Sesame Workshop and HBO have reached a wide-ranging five-year agreement which provides that HBO will fund production of Sesame Street and some related programming in exchange for an exclusive window, the companies announced Thursday. PBS will make the programming available to PBS and its member stations free of charge (for the first time) after a nine-month window. The deal provides for a doubling of Sesame Workshop’s programming production.
Sesame Workshop CEO Jeffrey D. Dunn described the deal as a winning public-private model. “Our new partnership with HBO represents a true winning public-private partnership model,” he said. “It provides Sesame Workshop with the critical funding it needs to be able to continue production of Sesame Street and secure its nonprofit mission of helping kids grow smarter, stronger and kinder; it gives HBO exclusive pay cable and SVOD access to the nation’s most important and historic educational programming; and it allows Sesame Street to continue to air on PBS and reach all children, as it has for the past 45 years.”

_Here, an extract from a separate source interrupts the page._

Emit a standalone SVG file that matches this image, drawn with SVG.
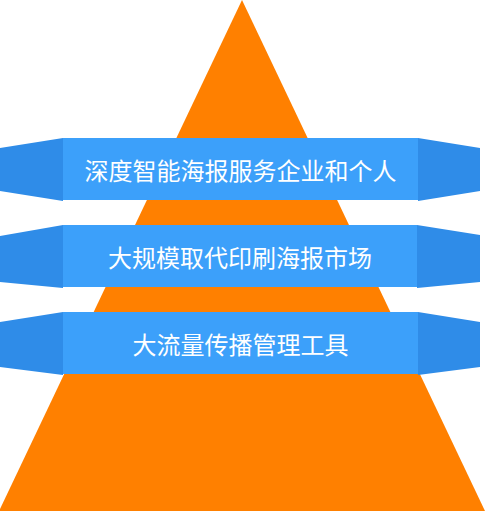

Programming planned under the new deal includes five seasons of Sesame Street, a Sesame Street Muppet spinoff series, and a new original educational series for kids. The new episodes, in both English and Spanish, are expected to begin airing in Fall 2015.
HBO has also licensed rights to over 150 library episodes of Sesame Street and 50 episodes of the series Pinky Dinky Doo and Electric Company.
The Sesame Workshop programming will air on HBO’s channels, HBO Go, HBO On Demand, and the HBO OTT (over-the-top) SVOD service HBO Now.